During Africa’s colonisation, the West brought many foreign educational ideologies of which some were irrelevant to the African indigenous masses. The Africans were downgraded and equated with animals driven by instincts instead of being given an education which deserved human beings. This culminated in a debate about whether an African mind is capable of logical thinking. Rodney (1973) maintains that the colonisers did not pioneer education in Africa, but only introduced a new set of formal educational institutions which replaced those which were there before.  He argues that the crucial aspect of pre-colonial African education was its relevance to Africans in sharp contrast to European education. According to him, indigenous African education had close links with social life, both in a material and spiritual sense, collective nature, many-sidedness, and progressive development in conformity with the successive stages of physical, emotional and mental development of the child. African education matched the realities of pre-colonial African society and produced well-rounded personalities to fit into that society. Lamb (1990) also asserts that before colonialism, the Africans devised political, economic and social systems which worked very well for them. It was only when they were thrust into a Western-oriented world that these systems started to break down.  Like in Freire’s (1972) Pedagogy of the Oppressed, the colonisers and missionaries penetrated the cultural context of the indigenous people, by disrespecting their potentialities to lead and practise their culture. The invaders imposed their view of the world upon those they invaded and inhibited their creativity.  

The invaded lost their originality as the invaders become masters in the process and responded to the values, the standards and the goals of the invaders. For a cultural invasion to succeed, the invaded must feel inferior to the invaders. The invaded were alienated from the spirit of their culture and themselves, and wanted to be like the invaders and hence walked like them, dressed like them and talked like them. The conqueror imposed his objectives on the vanquished and made them his possession. 

In this regard, the colonial and missionary masters and prominent politicians went further by imposing their view of the world of white supremacy on the Black masses. The invaders become authors and actors in the process while the invaded remain objects the churches were implicated in the humiliation and slave trade of Africans as Pieterse (1996) maintains that for centuries some churches took part in slavery by keeping black slaves in large numbers on sugar plantations and as domestic servants. 

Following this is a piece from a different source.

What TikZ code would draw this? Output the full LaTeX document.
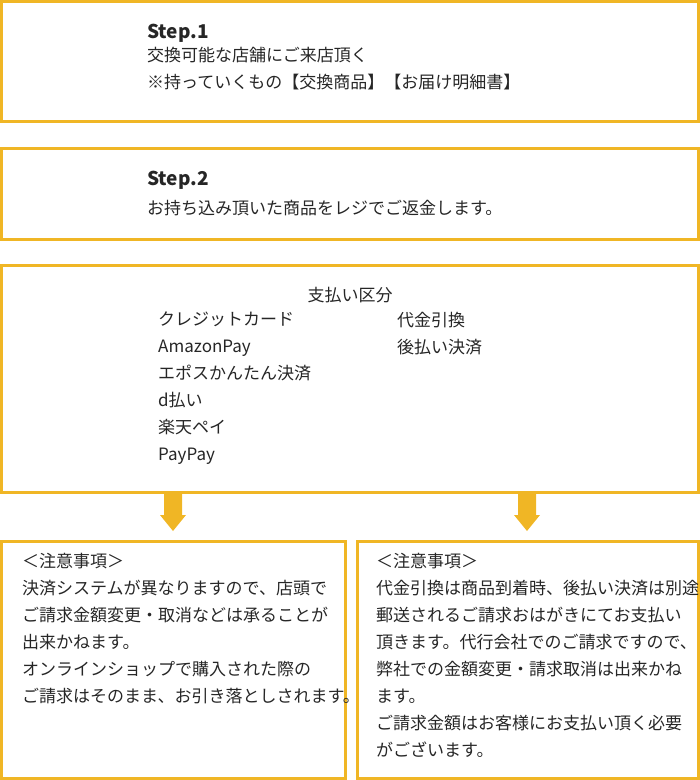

For centuries, the stipends of the bishops and the ecclesiastical establishment were paid from the slave trade. When slavery was abolished in 1839, the church remained aloof. What is important to note is the absence of providing education to slaves by the church during that time.  The explorers regularly gave evidence of racism as David Livingstone reports of the Kgatla in 1844 (in Botswana) as creatures of low character, who have fallen low on the scale of humanity. He went on to merge the images of the savage and heathen in a Christian vision of fallen creatures (Pieterse, 1996).  For many years the Dutch Reformed Church (now the Uniting Church) and many churches in South Africa and Namibia have pursued and supported the South African government policy of racial segregation in education and even in places of worship. All mentioned cases illustrate the ill-treatment and perception of Africans by the Europeans, who never displayed their people as mere objects.  This led Mazrui (1986) to question the civility of Europeans who first came to Africa to civilize and educate Africans.  He emphasises that it was Europeans who were supposed to be civilized and educated instead of the Africans, because of the heinous crimes they committed against Africans in their own countries. Although the imperial masters differed from many countries in Africa according to their specific policies and overall approach to colonial development (Tordoff, 1984), the aims of the colonial education system remained analogous; which was to humiliate the indigenous Africans.  In Francophone Africa, the education system was designed to make an African become an assimilee; one who could be assimilated or incorporated into the so-termed superior French culture. The Belgians called their educated Africans evolues, meaning Africans who have evolved from primitivity to White civilisation. In Portuguese colonies, the colonisers introduced the policy of assimilados or civilisados, meant to assimilate the
so-called educated Africans into the European civilization stream.  In English colonies, the colonial educational system adopted indirect rule, separate development and inferior education for the Africans (Rodney, 1973). Tempted by greed which was created by the illusive Western education systems, many African leaders started stealing enormous resources from their countries and their people and stashed those resources in foreign countries like Europe. Instead of benefiting the children of Africa by upgrading their education systems, the resources went to benefit the children of the colonisers.